What is being asked>
Make an exact copy, from the records below, of the lines from the line containing "Generate a Python" to the line containing "import seaborn as sns", both lines included, excluding pictures.

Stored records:
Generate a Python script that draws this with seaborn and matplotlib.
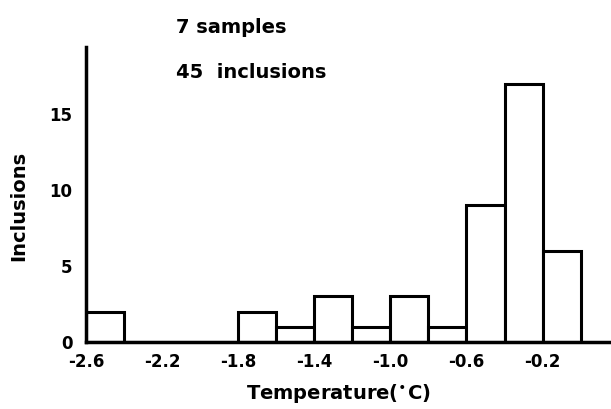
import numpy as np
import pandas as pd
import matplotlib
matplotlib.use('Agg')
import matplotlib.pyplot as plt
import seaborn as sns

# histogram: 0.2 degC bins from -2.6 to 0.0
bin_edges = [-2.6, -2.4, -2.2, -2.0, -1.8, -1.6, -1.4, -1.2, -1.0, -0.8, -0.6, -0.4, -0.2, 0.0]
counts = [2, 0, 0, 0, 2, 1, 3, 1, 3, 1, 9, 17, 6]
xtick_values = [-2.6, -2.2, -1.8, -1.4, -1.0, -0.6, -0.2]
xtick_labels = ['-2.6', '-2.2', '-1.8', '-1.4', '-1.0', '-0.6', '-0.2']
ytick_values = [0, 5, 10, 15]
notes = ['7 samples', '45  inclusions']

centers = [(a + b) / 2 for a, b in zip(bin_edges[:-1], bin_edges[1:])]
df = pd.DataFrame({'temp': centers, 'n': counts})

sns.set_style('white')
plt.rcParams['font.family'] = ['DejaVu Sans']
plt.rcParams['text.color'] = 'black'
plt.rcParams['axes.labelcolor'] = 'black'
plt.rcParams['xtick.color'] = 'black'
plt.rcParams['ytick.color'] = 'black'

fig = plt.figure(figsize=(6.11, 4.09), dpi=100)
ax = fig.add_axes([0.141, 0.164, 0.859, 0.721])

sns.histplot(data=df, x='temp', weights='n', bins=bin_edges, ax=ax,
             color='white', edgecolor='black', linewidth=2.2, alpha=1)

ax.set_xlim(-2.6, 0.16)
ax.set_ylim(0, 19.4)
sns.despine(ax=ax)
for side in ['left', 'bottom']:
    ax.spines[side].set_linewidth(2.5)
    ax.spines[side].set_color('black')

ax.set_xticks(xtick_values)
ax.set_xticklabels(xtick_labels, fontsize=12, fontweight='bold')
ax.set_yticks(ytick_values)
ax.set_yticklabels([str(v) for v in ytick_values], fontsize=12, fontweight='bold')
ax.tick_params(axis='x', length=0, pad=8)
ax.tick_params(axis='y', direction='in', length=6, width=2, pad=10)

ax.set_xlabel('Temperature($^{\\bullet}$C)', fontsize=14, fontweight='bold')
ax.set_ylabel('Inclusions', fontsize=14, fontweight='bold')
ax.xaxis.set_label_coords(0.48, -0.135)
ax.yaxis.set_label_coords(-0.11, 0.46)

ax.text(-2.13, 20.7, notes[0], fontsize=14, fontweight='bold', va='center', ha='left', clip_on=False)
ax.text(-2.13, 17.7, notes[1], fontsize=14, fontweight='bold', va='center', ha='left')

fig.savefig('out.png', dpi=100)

==

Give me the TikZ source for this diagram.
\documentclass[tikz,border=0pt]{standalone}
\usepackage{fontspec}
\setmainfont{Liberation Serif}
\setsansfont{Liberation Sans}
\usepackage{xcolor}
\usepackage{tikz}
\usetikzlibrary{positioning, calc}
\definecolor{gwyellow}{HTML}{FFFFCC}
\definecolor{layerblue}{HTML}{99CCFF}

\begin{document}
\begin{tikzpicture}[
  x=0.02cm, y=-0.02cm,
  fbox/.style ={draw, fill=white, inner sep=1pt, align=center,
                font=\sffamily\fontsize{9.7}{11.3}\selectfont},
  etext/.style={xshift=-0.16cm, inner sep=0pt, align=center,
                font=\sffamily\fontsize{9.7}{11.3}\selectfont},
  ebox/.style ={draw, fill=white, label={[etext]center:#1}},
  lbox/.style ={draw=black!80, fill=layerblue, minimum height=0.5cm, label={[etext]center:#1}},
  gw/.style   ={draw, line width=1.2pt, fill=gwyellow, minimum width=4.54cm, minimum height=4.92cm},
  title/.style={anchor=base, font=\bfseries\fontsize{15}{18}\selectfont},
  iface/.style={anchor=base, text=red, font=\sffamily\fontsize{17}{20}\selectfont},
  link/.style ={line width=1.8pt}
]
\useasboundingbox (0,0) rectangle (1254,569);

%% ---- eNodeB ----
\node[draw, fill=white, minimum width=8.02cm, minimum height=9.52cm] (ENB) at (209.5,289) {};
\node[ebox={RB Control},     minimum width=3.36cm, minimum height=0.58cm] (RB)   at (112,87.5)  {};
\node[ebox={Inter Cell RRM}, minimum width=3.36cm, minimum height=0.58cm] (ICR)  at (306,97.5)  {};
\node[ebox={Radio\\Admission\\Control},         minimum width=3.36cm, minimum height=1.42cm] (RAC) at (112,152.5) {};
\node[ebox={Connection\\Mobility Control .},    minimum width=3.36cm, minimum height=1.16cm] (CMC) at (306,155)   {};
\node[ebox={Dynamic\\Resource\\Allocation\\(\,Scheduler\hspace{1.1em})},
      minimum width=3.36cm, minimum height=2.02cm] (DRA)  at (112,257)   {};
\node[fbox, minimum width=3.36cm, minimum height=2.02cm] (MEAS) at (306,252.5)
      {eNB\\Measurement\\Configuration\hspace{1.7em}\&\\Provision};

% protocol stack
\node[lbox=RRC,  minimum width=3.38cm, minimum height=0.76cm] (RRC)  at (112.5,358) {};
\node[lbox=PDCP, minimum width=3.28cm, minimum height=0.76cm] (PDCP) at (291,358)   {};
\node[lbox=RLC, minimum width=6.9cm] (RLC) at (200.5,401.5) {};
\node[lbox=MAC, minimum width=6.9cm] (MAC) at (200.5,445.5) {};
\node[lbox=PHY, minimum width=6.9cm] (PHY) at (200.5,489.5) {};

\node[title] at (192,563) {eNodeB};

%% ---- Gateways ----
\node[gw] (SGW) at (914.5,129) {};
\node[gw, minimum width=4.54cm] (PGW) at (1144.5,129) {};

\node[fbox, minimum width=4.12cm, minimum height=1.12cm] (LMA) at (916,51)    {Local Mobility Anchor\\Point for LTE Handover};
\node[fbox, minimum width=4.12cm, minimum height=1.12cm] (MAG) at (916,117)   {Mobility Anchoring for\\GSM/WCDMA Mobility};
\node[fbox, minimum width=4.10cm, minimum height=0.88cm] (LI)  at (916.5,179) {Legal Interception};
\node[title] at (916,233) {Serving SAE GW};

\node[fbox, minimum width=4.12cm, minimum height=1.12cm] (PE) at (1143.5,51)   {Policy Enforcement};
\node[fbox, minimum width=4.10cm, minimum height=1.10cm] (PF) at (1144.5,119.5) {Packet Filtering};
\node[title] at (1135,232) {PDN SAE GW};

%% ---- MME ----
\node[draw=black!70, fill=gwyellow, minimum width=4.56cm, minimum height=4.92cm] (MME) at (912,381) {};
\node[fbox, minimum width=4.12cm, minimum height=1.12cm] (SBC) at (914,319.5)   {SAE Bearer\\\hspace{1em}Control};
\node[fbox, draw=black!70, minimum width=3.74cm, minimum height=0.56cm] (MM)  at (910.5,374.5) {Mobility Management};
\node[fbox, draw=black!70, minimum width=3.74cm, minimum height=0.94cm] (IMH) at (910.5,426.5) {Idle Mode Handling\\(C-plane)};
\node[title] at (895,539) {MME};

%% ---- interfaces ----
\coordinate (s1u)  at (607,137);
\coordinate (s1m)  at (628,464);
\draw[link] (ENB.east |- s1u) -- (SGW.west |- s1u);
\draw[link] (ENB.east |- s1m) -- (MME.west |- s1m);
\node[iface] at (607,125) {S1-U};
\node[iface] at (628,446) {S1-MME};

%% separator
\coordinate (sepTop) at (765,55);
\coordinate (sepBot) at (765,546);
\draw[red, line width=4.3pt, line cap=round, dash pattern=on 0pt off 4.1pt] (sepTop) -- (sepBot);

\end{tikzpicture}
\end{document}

Answer to the task>
Generate a Python script that draws this with seaborn and matplotlib.
import numpy as np
import pandas as pd
import matplotlib
matplotlib.use('Agg')
import matplotlib.pyplot as plt
import seaborn as sns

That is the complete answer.